Ich denke da an meine Kindheit. Wenn der Vater uns Kindern die Schuhe zu sehr geschnürt hatte, ging meine Schwester weinend zur Mutter. Sie löste den Knoten. Und wir Buben mühten uns, ärgerten uns, bis auch wir zur Mutter gingen! Ich glaube, ich brauche nicht viel über die Knoten zu sagen. Das Leben kennt sie reihenweise: Schwächen des Körpers, aber noch mehr des Geistes. Herz und Gemüt wollen frei sein, sind es aber oft nicht. Ich denke nur an das Verzeihen in der Ehe, das Stehen im Glauben, die Liebe in tausend Formen gelebt. Wie schwer tun wir uns darin, wie sind wir «verknotet». Wenn wir das aufliegende Buch mit den vielen Bitten an Maria lesen, dann entdecken wir die tausend Knoten, die das Leben uns schnürt. Kinder, Frauen und Männer, ältere Menschen kommen daher täglich in die Kapelle. Von nah und fern – aus der Ostschweiz, Liechtenstein, Vorarlberg, ja aus Übersee – finden sie sich ein. Und schon jetzt bezeugen Wallfahrer und Wallfahrerinnen, dass ihnen dicke Knoten gelöst wurden, ja, einzelne sprechen sogar von Wundern, weil sie keine Hoffnung mehr hatten, selber die Knoten zu lösen. Als Dank und Bitte zünden sie Kerzen an.
Im Jahre 2002 etwa 30 000. Oder spenden eine Gabe.

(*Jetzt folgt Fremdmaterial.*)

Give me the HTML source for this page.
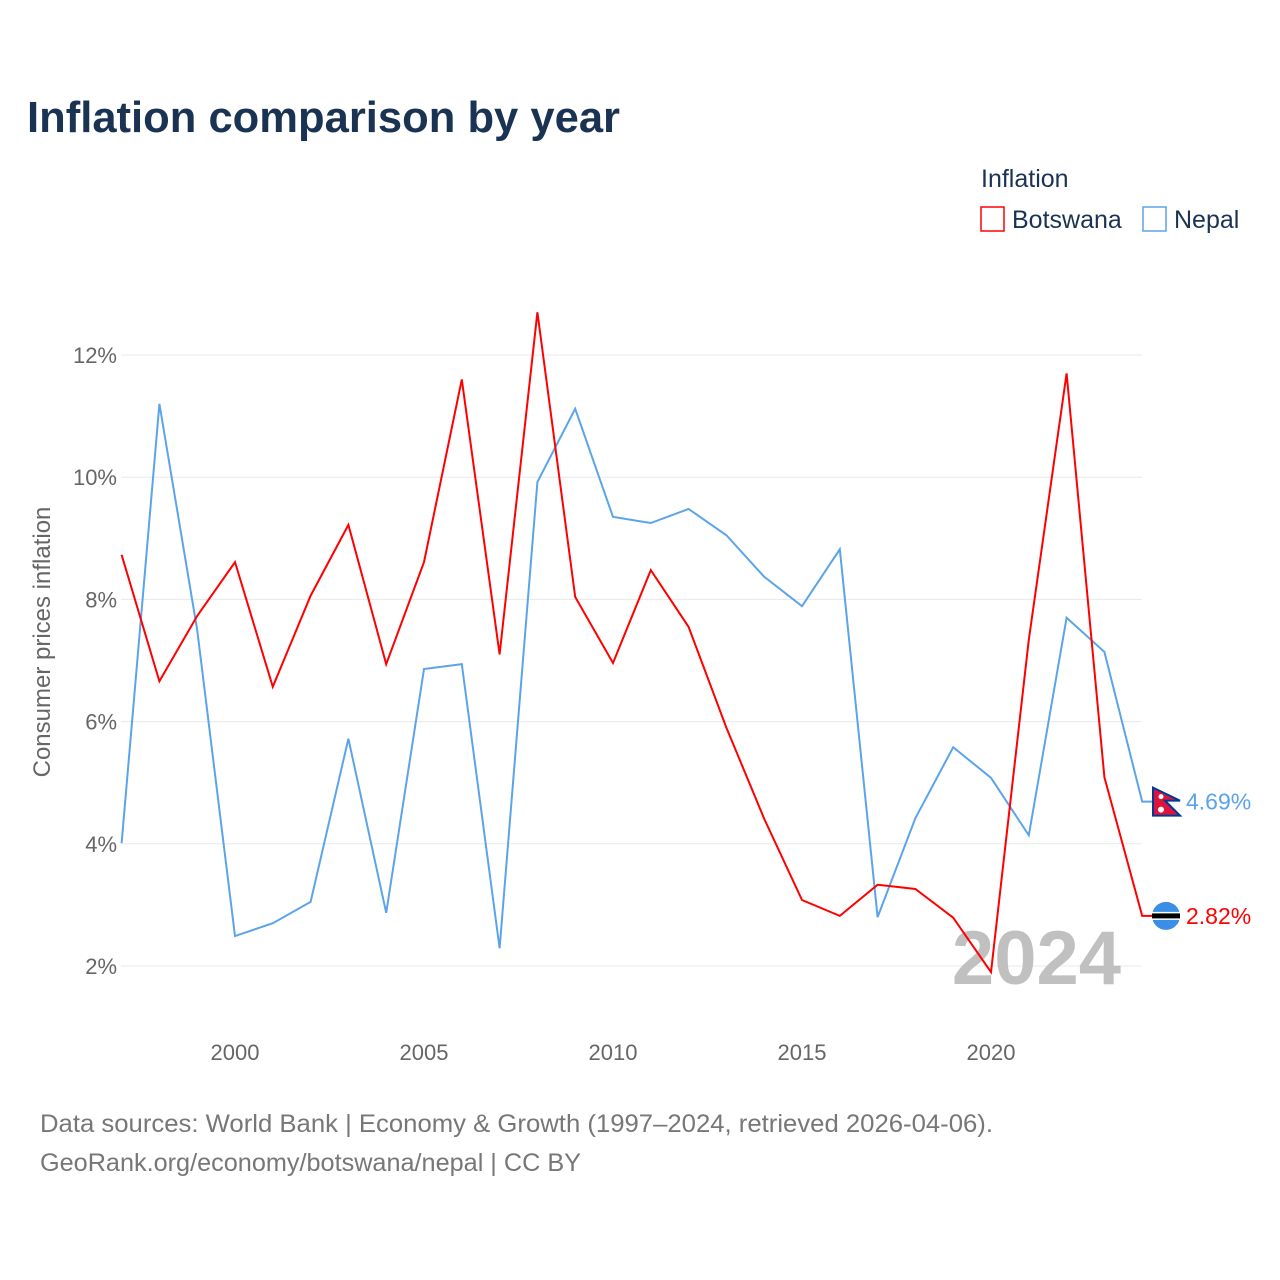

Ein ansehnlicher Betrag kann jedes Jahr als Knotenlöser in sozial ärmeren Ländern verwendet werden: da ist in Bolivien eine Sehschule zu unterstützen, in Rumänien ein Kinderheim …
Maria im Riet, Ort der Stille und Ruhe. Dazu tragen nach meinem Empfinden auch die Votivbilder vom Altstätter Kunstmaler Josef Ebnöther bei. Auf zehn Tafeln, die an den Wänden angebracht sind, nimmt er Begegnungen aus der Mariengeschichte und ihrem Wirken an uns Menschen zum Anlass. Wir begegnen ihr als Herzensmutter, Ort der Geborgenheit, als Wegbereiterin …
Maria im Riet, eine Kapelle, schön, schlicht und ergreifend im Ambiente. Das empfinden so manche, wenn sie den heiligen Ort verlassen, vielleicht draussen stehen und den Blick schweifen lassen über die Felder zu den Bergen. Sie wagen, das Leben neu anzupacken, denn eine starke Frau begleitet sie.
Gott lässt sich bei Menschen nieder, die schlicht, ohne viel Worte für ihn offen sind – auch in feuchtfröhlichen Stunden!